Não, na verdade não gostei de todos. Gostei daqueles de que falei. Para além disso, não preciso de engraxar ninguém porque não quero nem espero nada de ninguém :) de resto, já estava à espera de uma resposta dessas.
Gostei bastante, repito, do que falou Leonel Ribeiro dos Santos, porque me identifico com as "personagens" de que falou.
O discurso de Paulo Borges, porém, foi mais inquietante.
Que dizes baal?
O único interesse que eu poderia ter naquele sítio seria o curso - que de facto me interessa - de Filosofia e Estudos Orientais, que até pensei frequentar, o que não vai acontecer porque não estarei em Portugal - espero estar neste mundo - se tudo correr bem.
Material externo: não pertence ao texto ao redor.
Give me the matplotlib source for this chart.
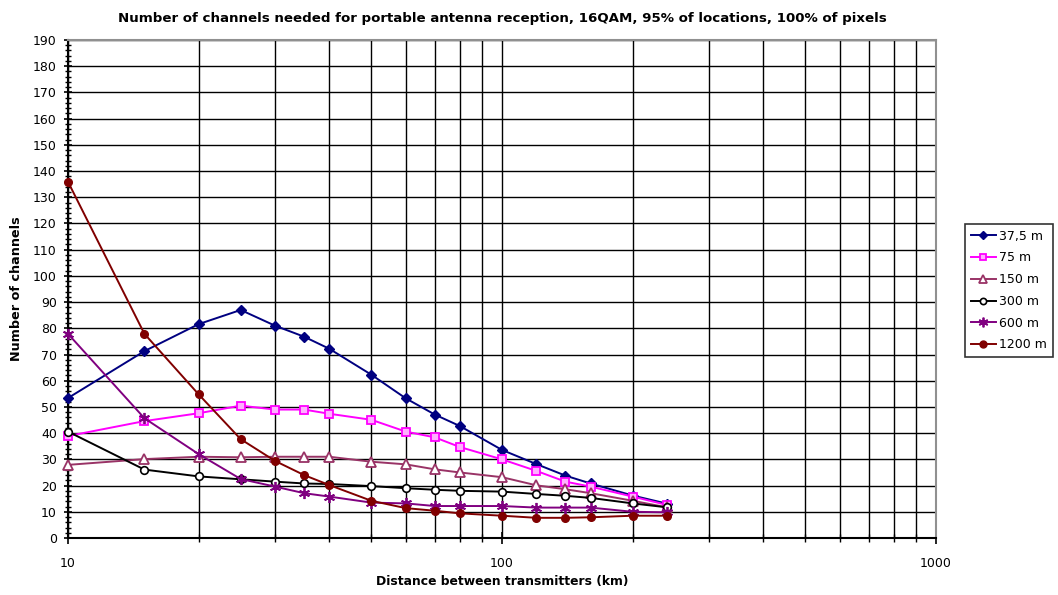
import matplotlib
matplotlib.use("Agg")
import matplotlib.pyplot as plt
from matplotlib.ticker import FixedLocator, MultipleLocator, NullFormatter

plt.rcParams['font.family'] = ['DejaVu Sans']

distance_km = [10, 15, 20, 25, 30, 35, 40, 50, 60, 70, 80, 100, 120, 140, 160, 200, 240]

ch_37_5 = [53.4, 71.3, 81.6, 87.0, 81.0, 76.8, 72.2, 62.3, 53.3, 47.1, 42.7, 33.6, 28.2, 23.8, 20.8, 16.2, 13.1]
ch_75 = [38.9, 44.6, 47.6, 50.5, 49.0, 49.0, 47.4, 45.1, 40.6, 38.4, 34.7, 30.0, 25.6, 21.5, 19.6, 15.8, 12.6]
ch_150 = [27.9, 30.1, 31.0, 30.8, 31.0, 31.0, 31.0, 29.1, 28.1, 26.2, 25.0, 23.2, 20.1, 18.6, 17.1, 14.2, 11.7]
ch_300 = [40.6, 26.1, 23.5, 22.4, 21.5, 20.8, 20.6, 19.8, 19.0, 18.4, 18.0, 17.7, 16.8, 16.1, 15.3, 13.2, 11.7]
ch_600 = [77.9, 45.7, 32.0, 22.5, 19.6, 17.1, 15.8, 13.5, 13.2, 12.2, 12.2, 12.2, 11.6, 11.6, 11.6, 10.0, 9.8]
ch_1200 = [135.9, 77.9, 54.8, 37.7, 29.4, 24.0, 20.2, 14.2, 11.4, 10.4, 9.4, 8.5, 7.7, 7.7, 7.9, 8.5, 8.5]

series_labels = ['37,5 m', '75 m', '150 m', '300 m', '600 m', '1200 m']

fig = plt.figure(figsize=(10.58, 5.95), dpi=100)
ax = fig.add_axes([68 / 1058, 57 / 595, (936 - 68) / 1058, (538 - 40) / 595])

styles = [
    dict(color='#000080', marker='D', markersize=5.5, mfc='#000080', mec='#000080'),
    dict(color='#FF00FF', marker='s', markersize=5.5, mfc='#FFB0FF', mec='#FF00FF', mew=1.3),
    dict(color='#993366', marker='^', markersize=7, mfc='white', mec='#993366', mew=1.3),
    dict(color='#000000', marker='o', markersize=5.5, mfc='white', mec='#000000', mew=1.2),
    dict(color='#800080', marker=(6, 2, 0), markersize=8, mfc='#800080', mec='#800080', mew=1.3),
    dict(color='#800000', marker='o', markersize=5.5, mfc='#800000', mec='#800000'),
]
legend_marker_sizes = [4.5, 4.5, 5.5, 4.5, 7, 5]

all_series = [ch_37_5, ch_75, ch_150, ch_300, ch_600, ch_1200]
for values, label, st in zip(all_series, series_labels, styles):
    ax.plot(distance_km, values, label=label, linewidth=1.4, zorder=3, clip_on=False, **st)

ax.set_xscale('log')
ax.set_xlim(10, 1000)
ax.set_ylim(0, 190)

ax.xaxis.set_major_locator(FixedLocator([10, 100, 1000]))
ax.xaxis.set_minor_locator(FixedLocator([v * d for d in (10, 100) for v in range(2, 10)]))
ax.xaxis.set_minor_formatter(NullFormatter())
ax.set_xticklabels(['10', '100', '1000'])
ax.yaxis.set_major_locator(MultipleLocator(10))
ax.yaxis.set_minor_locator(MultipleLocator(2))

ax.grid(True, which='major', axis='y', color='black', linewidth=1.0, zorder=1)
ax.grid(True, which='both', axis='x', color='black', linewidth=1.0, zorder=1)
ax.set_axisbelow(True)

for side in ('top', 'right'):
    ax.spines[side].set_color('#909090')
    ax.spines[side].set_linewidth(1.5)
for side in ('left', 'bottom'):
    ax.spines[side].set_color('black')
    ax.spines[side].set_linewidth(1.5)

ax.tick_params(axis='x', which='major', direction='inout', length=8, width=1.2, labelsize=9, pad=10)
ax.tick_params(axis='x', which='minor', direction='inout', length=6, width=1.0)
ax.tick_params(axis='y', which='major', direction='inout', length=6, width=1.2, labelsize=9, pad=5)
ax.tick_params(axis='y', which='minor', direction='inout', length=5, width=1.0)

ax.set_title('Number of channels needed for portable antenna reception, 16QAM, 95% of locations, 100% of pixels',
             fontsize=9.6, fontweight='bold', pad=13)
ax.set_xlabel('Distance between transmitters (km)', fontsize=8.9, fontweight='bold', labelpad=3)
ax.set_ylabel('Number of channels', fontsize=9.2, fontweight='bold', labelpad=7)

leg = fig.legend(loc='upper left', bbox_to_anchor=(965 / 1058, 1 - 224 / 595),
                 frameon=True, fancybox=False, fontsize=9, handlelength=2.0,
                 handletextpad=0.3, labelspacing=0.7, borderpad=0.45, borderaxespad=0)
leg.get_frame().set_edgecolor('black')
leg.get_frame().set_linewidth(1.2)
for h, ms in zip(leg.legend_handles, legend_marker_sizes):
    h.set_markersize(ms)

fig.savefig('out.png', dpi=100)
Por isso tenho total liberdade para dizer o que me apetece. Digo-te ainda que achei interessante o discurso daquele mais jovem, que falou da vontade, porque é um tema que me interessa, embora não concorde com a opinião do autor que ele referiu. Os outros podem ter sido bons - e decerto foram porque se trata de especialistas -, mas não me tocam pessoalmente (os temas). Aí tens a reportagem (in)completa de um tarde quente e diferente.
do leonel o livro, do paulo o budismo, da vida nada.
A catarse foi feita ao som do Requiem de Mozart, seguido do Seventh Son de Maiden, depois In my darkest hour de Megadeth e agora estou a ouvir Day is done de Nick Drake pela enésima vez.
deixa-me engraxar-te um pouco: admiro a tua inteligência.
o livro dei-o.
o budismo não pratico.
a vida morre lentamente.
E algum de vocês transcende Deus? Ou seja, transcendem-se a vocês mesmos? Ou é só paleio de blog?
o que significa transcender-me a mim mesmo?
para aprenderem, na arrábida uma vez era novo e nadei mais que uma sereia, passei a pedra da anicha e olhei no meio do oceano, nem a serra ví, e pensei deus ensina-me o caminho e á praia voltei.
lindo
há bocado estive a ler o início do Evangelho de João e parece que ele identifica Deus com o íntimo.
e depois diz "nunca ninguém viu a Deus".